Started watching that Godzilla King Kong movie and the first lines of dialogue are basically a scientist saying “Well Godzilla and King Kong are definitely going to have to fight each other, as you know they have an ancient rivalry”
Church is the worst book club ever. We’ve been talking about the same book for 2,000 years and most of us still haven’t even read it
The big twist in GODZILLA VS KONG is they both find out their mother’s name is Mothra
I’m a long-term thinker. For instance, the green bananas I bought will be delicious in 2 days.
[kelloggs meeting]
“okay so, the corn flakes box, what can we put on it?”
a chicken
“jim is there something wrong at home?”
Chopsticks are perfect for when you want to drop your food twice on its way to your mouth.
[Quarantine]
Day 1: I love the way your nose wrinkles when you’re happy.

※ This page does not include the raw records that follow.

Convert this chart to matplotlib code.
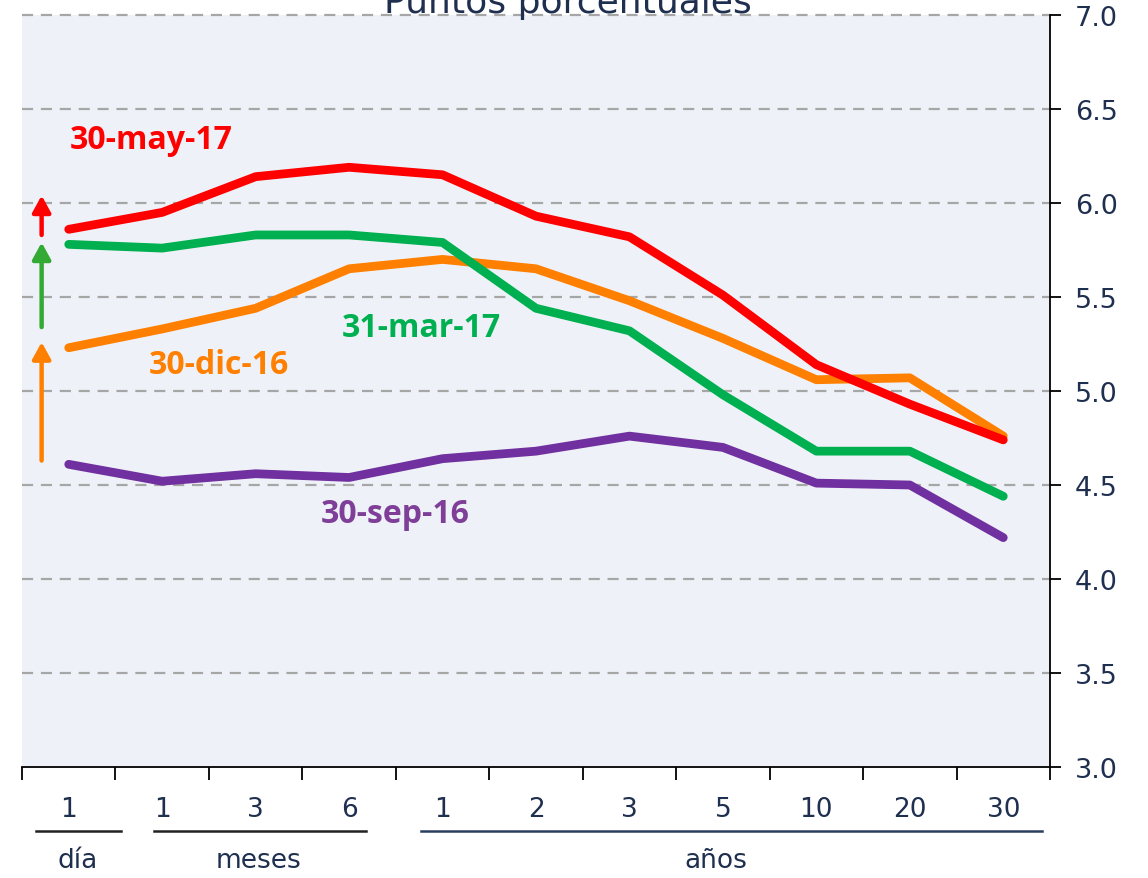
import matplotlib.pyplot as plt
import numpy as np

# plazos (etiquetas del eje x)
plazos = ['1', '1', '3', '6', '1', '2', '3', '5', '10', '20', '30']

may17 = [5.86, 5.95, 6.14, 6.19, 6.15, 5.93, 5.82, 5.51, 5.14, 4.93, 4.74]
mar17 = [5.78, 5.76, 5.83, 5.83, 5.79, 5.44, 5.32, 4.98, 4.68, 4.68, 4.44]
dic16 = [5.23, 5.33, 5.44, 5.65, 5.70, 5.65, 5.48, 5.28, 5.06, 5.07, 4.76]
sep16 = [4.61, 4.52, 4.56, 4.54, 4.64, 4.68, 4.76, 4.70, 4.51, 4.50, 4.22]

# flechas de cambio (desde, hasta)
flecha_dic = (4.63, 5.26)
flecha_mar = (5.34, 5.79)
flecha_may = (5.83, 6.04)

W, H = 1148, 879
fig = plt.figure(figsize=(W/100, H/100), dpi=100)
ax = fig.add_axes([22/W, 1-768/H, (1050-22)/W, (768-16)/H])
ax.set_facecolor('#eef2f8')

x = np.arange(len(plazos))
series = [(sep16, '#7030a0'), (dic16, '#ff7f00'), (mar17, '#00b050'), (may17, '#ff0000')]
for vals, c in series:
    ax.plot(x, vals, color=c, lw=6.3, solid_capstyle='round', solid_joinstyle='round', zorder=3)

ax.set_xlim(-0.5, len(plazos)-0.5)
ax.set_ylim(3.0, 7.0)
ax.set_yticks(np.arange(3.0, 7.01, 0.5))
ax.yaxis.tick_right()
ax.set_yticklabels(['%.1f' % v for v in np.arange(3.0, 7.01, 0.5)])
for v in np.arange(3.5, 7.01, 0.5):
    ax.axhline(v, color='#a6a6a6', lw=1.6, ls=(0, (5, 3.5)), zorder=1, clip_on=False)

ax.set_xticks(np.arange(-0.5, len(plazos), 1.0))
ax.set_xticklabels([])
ax.tick_params(axis='x', direction='out', length=9, width=1.3, color='black')
ax.tick_params(axis='y', direction='out', length=8, width=1.3, color='black',
               labelsize=19.5, labelcolor='#1f2f4f', pad=10)
for s in ['top', 'left']:
    ax.spines[s].set_visible(False)
ax.spines['bottom'].set_linewidth(1.3)
ax.spines['right'].set_linewidth(1.3)

# etiquetas de plazos
for i, t in enumerate(plazos):
    ax.text(i, 2.775, t, ha='center', va='center', fontsize=19, color='#1f2f4f')

# subrayados de grupos
grupos = [(-0.35, 0.56, '#222222'), (0.91, 3.18, '#222222'), (3.77, 10.41, '#2a3f5f')]
for x0, x1, c in grupos:
    ax.plot([x0, x1], [2.66, 2.66], color=c, lw=1.8, clip_on=False)
for xc, lab in [(0.1, 'día'), (2.03, 'meses'), (6.92, 'años')]:
    ax.text(xc, 2.505, lab, ha='center', va='center', fontsize=19, color='#1f2f4f')

# flechas
xa = -0.29
for (y0, y1), c in [(flecha_dic, '#ff7f00'), (flecha_mar, '#33aa33'), (flecha_may, '#ff0000')]:
    ax.annotate('', xy=(xa, y1), xytext=(xa, y0),
                arrowprops=dict(arrowstyle='-|>,head_width=0.55,head_length=1.0',
                                color=c, lw=3.2, shrinkA=0, shrinkB=0))

# nombres de series
fam = ['Open Sans', 'DejaVu Sans']
kw = dict(fontsize=23, fontweight='bold', family=fam, va='center')
ax.text(0.01, 6.34, '30-may-17', color='#ff0000', **kw)
ax.text(2.92, 5.34, '31-mar-17', color='#00b050', **kw)
ax.text(0.86, 5.14, '30-dic-16', color='#ff7f00', **kw)
ax.text(2.70, 4.35, '30-sep-16', color='#7f3f98', **kw)

fig.text(568/W, 1-3/H, 'Puntos porcentuales', ha='center', va='center', fontsize=26, color='#1f2f4f')

fig.savefig('out.png', dpi=100)
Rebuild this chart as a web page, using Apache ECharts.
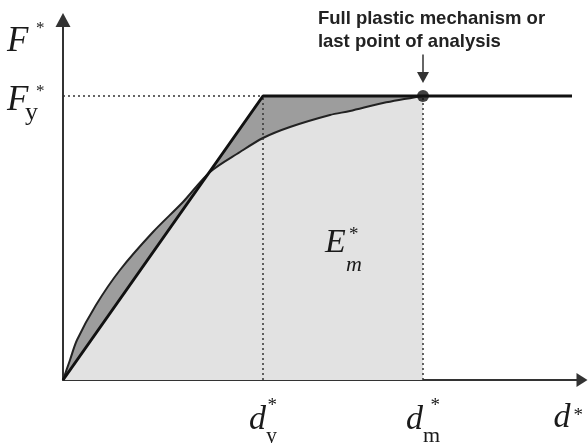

Day 6: do you notice when you crack your toes like that?
Day 13: IT’S CALLED EATING NOT COMPETITIVE JAW CLICKING STFU WITH YOUR FACE NOISES
Pro tip: if you absolutely must speak in court, do not put air quotes around “the law”. Judges don’t like it.
People always ask us if Die Hard is a Christmas movie and our answer is always the same: Please just rent something.
Boss: if you don’t know what to say, slamming your face on the keyboard isn’t a solution
Me: what do you mean?
Going to couples therapy with my alibi until we make it work because I’m not giving up on this relationship.
Neighbour said, “Stop using our hot tub while we’re not home!” So I only use it at night while they’re sleeping.
An epiphany I had earlier today: Most people know nothing about the past, so for them movies like Oppenheimer and Napoleon don’t have known endings
“So after the battle of Waterloo-”
“Shut up man, spoiler warning please”
**marked safe from the loose thread I thought was a spider**
Relationship status: I shout “PIZZA’S HERE” so the delivery guy doesn’t think I’m eating two pizzas by myself.
Thought it would be romantic to recreate the 12 Days of Christmas, but having 23 game birds indoors is actually a hellish nightmare.
If they cancel the Simpsons we will no longer be able to see into the future
Everybody at the party got upset when Baby Jesus turned the wine into breast milk.
No one has more ailments than a child who was put to bed.
ME: You’re saying I’m not smart enough for this job?
BOSS: Well, yes.
ME: [points to computer] Just because I can’t use the typewriter TV?
7 A.M.: I will only eat the wholesome low-calorie whole grain cereal with skim milk.
MIDNIGHT: Where are the chocolates? I must have more chocolates!